Eloise is an erratic, faded fashionista. Bradley is a glum but wily teenager. Together, they make an unlikely team.
In need of help to write her racy 1960s memoirs, the former ‘shock frock’ fashion guru tolerates his common ways. Unable to remember his name, she calls him Boy. Desperate to escape a brutal home life, he puts up with her bossiness and confusing notes.
Both guard secrets. How did she lose her fame and fortune? What’s he scheming – beyond getting his hands on her bank card? And just what’s hidden in that mysterious locked room?
Sue Clark
In a varied writing career, Sue Clark has penned BBC Radio and TV comedy scripts for the likes of David Jason, Lenny Henry, and Tracey Ullman, as well as contributing to newspapers, magazines, trade journals, and guidebooks, as a journalist, copywriter, PR, and editor.
But she had never done what she had always longed to do: write comic fiction.
That is, until she was able to give up the old nine-to-five, take a creative writing course with Oxford University, join a writing group and – at last! – unshackle her imagination and let her love for comedy roam free.
The result, her debut comic novel, Note to Boy, (‘She wants her celebrity life back. He just wants a life.’) was published in 2020, gaining a Pencraft award. Her second, A Novel Solution, is published through SRL.

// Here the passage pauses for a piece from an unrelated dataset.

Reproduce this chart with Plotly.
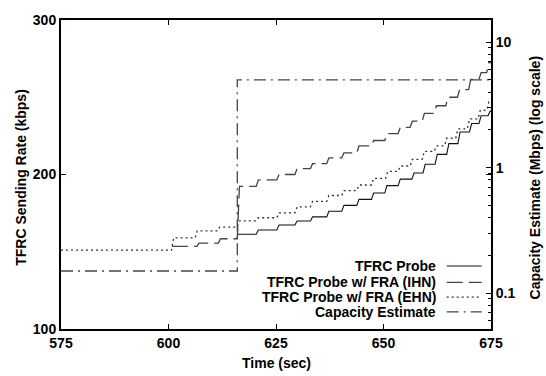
import plotly.graph_objects as go

# ---------------- data ----------------
# TFRC Probe (solid) step start times (sec) and rates (kbps)
probe_t = [616, 620.4, 625.2, 629.4, 633, 636.8, 640.3, 643.8, 647.2, 650.3,
           653.4, 656.6, 659.2, 662, 664.7, 667.3, 670, 672.2, 674.3]
probe_v = [161.3, 164.1, 167.3, 169.9, 172.6, 176.2, 180, 183.9, 188, 192.8,
           197, 201, 206.6, 213, 220, 227.5, 233, 238, 241]

# TFRC Probe w/ FRA (IHN) (long dash)
ihn_t = [600.8, 606.6, 611.6, 616, 620.4, 625.2, 629.4, 633, 636.8, 640.3,
         643.8, 647.2, 650.3, 653.4, 656.2, 659, 661.8, 664.5, 667.2, 669.8,
         672.2, 674]
ihn_v = [153.5, 155.6, 158.4, 192.3, 196.5, 200, 203.8, 207, 210.8, 214,
         218.5, 222, 226.5, 230.5, 234.5, 239.5, 244.5, 250, 255, 261.5,
         266, 272.5]

# TFRC Probe w/ FRA (EHN) (dotted)
ehn_t = [575, 600.7, 606.2, 611.4, 616, 620.4, 625.2, 629.4, 633, 636.8,
         640.3, 643.8, 647.2, 650.5, 653.4, 656.2, 659, 661.8, 664.2, 666.8,
         669.5, 672, 674]
ehn_v = [151, 159, 163.5, 166, 170, 172, 175.2, 179, 182.6, 186.4,
         189.6, 193.2, 197.5, 202, 205.5, 209.8, 215, 218.5, 223.5, 229.5,
         236, 241.5, 247]

# Capacity estimate (Mbps, log scale)
cap_t = [575, 616, 675]
cap_v = [0.15, 5.0, 5.0]

T_END = 675

x_ticks = [575, 600, 625, 650, 675]
y_ticks = [100, 200, 300]
y2_ticks = [0.1, 1, 10]
y2_minor = [0.06, 0.07, 0.08, 0.09, 0.2, 0.3, 0.4, 0.5, 0.6, 0.7, 0.8, 0.9,
            2, 3, 4, 5, 6, 7, 8, 9]

names = ["TFRC Probe", "TFRC Probe w/ FRA (IHN)",
         "TFRC Probe w/ FRA (EHN)", "Capacity Estimate"]


def staircase(times, values, end, rise=0.5):
    xs, ys = [], []
    for i, (t, v) in enumerate(zip(times, values)):
        xs.append(t if i == 0 else t + rise)
        ys.append(v)
        t_next = times[i + 1] if i + 1 < len(times) else end
        xs.append(t_next)
        ys.append(v)
    return xs, ys


FONT = "Liberation Sans, Arial, sans-serif"
styles = [
    dict(color="#111111", width=1.1, dash="solid"),
    dict(color="#444444", width=1.3, dash="16px,6px"),
    dict(color="#333333", width=1.3, dash="2px,3px"),
    dict(color="#444444", width=1.3, dash="12px,5px,2px,5px"),
]

fig = go.Figure()

ex, ey = staircase(ehn_t, ehn_v, T_END)
fig.add_trace(go.Scatter(x=ex, y=ey, mode="lines", name=names[2],
                         line=styles[2], showlegend=False))
ix, iy = staircase(ihn_t, ihn_v, T_END)
fig.add_trace(go.Scatter(x=ix, y=iy, mode="lines", name=names[1],
                         line=styles[1], showlegend=False))
px_, py_ = staircase(probe_t, probe_v, T_END)
fig.add_trace(go.Scatter(x=px_, y=py_, mode="lines", name=names[0],
                         line=styles[0], showlegend=False))
fig.add_trace(go.Scatter(x=cap_t, y=cap_v, mode="lines", name=names[3],
                         line=dict(**styles[3], shape="hv"), yaxis="y2",
                         showlegend=False))

# manual legend: text right-aligned, sample to the right (gnuplot style)
row_y = [0.2038, 0.1506, 0.1029, 0.0551]
for name, st, yy in zip(names, styles, row_y):
    fig.add_annotation(x=0.8767, y=yy, xref="paper", yref="paper",
                       text=name, showarrow=False, xanchor="right",
                       yanchor="middle",
                       font=dict(family=FONT, size=14, color="black",
                                 weight="bold"))
    fig.add_shape(type="line", xref="paper", yref="paper",
                  x0=0.897, x1=0.9784, y0=yy, y1=yy,
                  line=dict(color=st["color"], width=st["width"],
                            dash=st["dash"]))

# axis titles
title_font = dict(family=FONT, size=14, color="black", weight="bold")
fig.add_annotation(x=-0.095, y=0.49, xref="paper", yref="paper",
                   text="TFRC Sending Rate (kbps)", textangle=-90,
                   showarrow=False, xanchor="center", yanchor="middle",
                   font=title_font)
fig.add_annotation(x=1.102, y=0.49, xref="paper", yref="paper",
                   text="Capacity Estimate (Mbps) (log scale)", textangle=-90,
                   showarrow=False, xanchor="center", yanchor="middle",
                   font=title_font)
fig.add_annotation(x=0.5, y=-0.111, xref="paper", yref="paper",
                   text="Time (sec)", showarrow=False,
                   xanchor="center", yanchor="middle", font=title_font)

tickfont = dict(family=FONT, size=14, color="black", weight="bold")

fig.update_layout(
    width=546, height=376,
    margin=dict(l=61, r=55, t=15, b=47),
    paper_bgcolor="white", plot_bgcolor="white",
    font=dict(family=FONT, size=14, color="black"),
    showlegend=False,
    xaxis=dict(range=[575, 675], tickvals=x_ticks, ticks="inside",
               ticklen=5, tickwidth=1, tickcolor="black",
               showline=True, linecolor="black", linewidth=2,
               mirror="ticks", showgrid=False, zeroline=False,
               tickfont=tickfont),
    yaxis=dict(range=[100, 300], tickvals=y_ticks, ticks="inside",
               ticklen=5, tickwidth=1, tickcolor="black",
               showline=True, linecolor="black", linewidth=2,
               mirror="ticks", showgrid=False, zeroline=False,
               tickfont=tickfont),
    yaxis2=dict(type="log", range=[-1.286, 1.176], tickvals=y2_ticks,
                ticktext=["0.1", "1", "10"],
                overlaying="y", side="right", ticks="inside",
                ticklen=5, tickwidth=1, tickcolor="black",
                showline=True, linecolor="black", linewidth=2,
                showgrid=False, zeroline=False, tickfont=tickfont,
                minor=dict(tickvals=y2_minor, ticks="inside", ticklen=3,
                           tickcolor="black", showgrid=False)),
)

fig.write_html("out.html")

Sue Clark believes no story, no matter how tragic, isn’t enhanced by an injection of comedy. And likewise, no story, no matter how comic, isn’t enriched by an injection of pathos. Her aim: to give the reader that winning combination of laughter, laced with a few tears, heart, and humour.
Sue lives with her forbearing husband, her grown-up children, and grand-daughter near – but not too near, in the sort of apparently sleepy Oxfordshire market town that inspires deadly dramas like Midsomer Murders.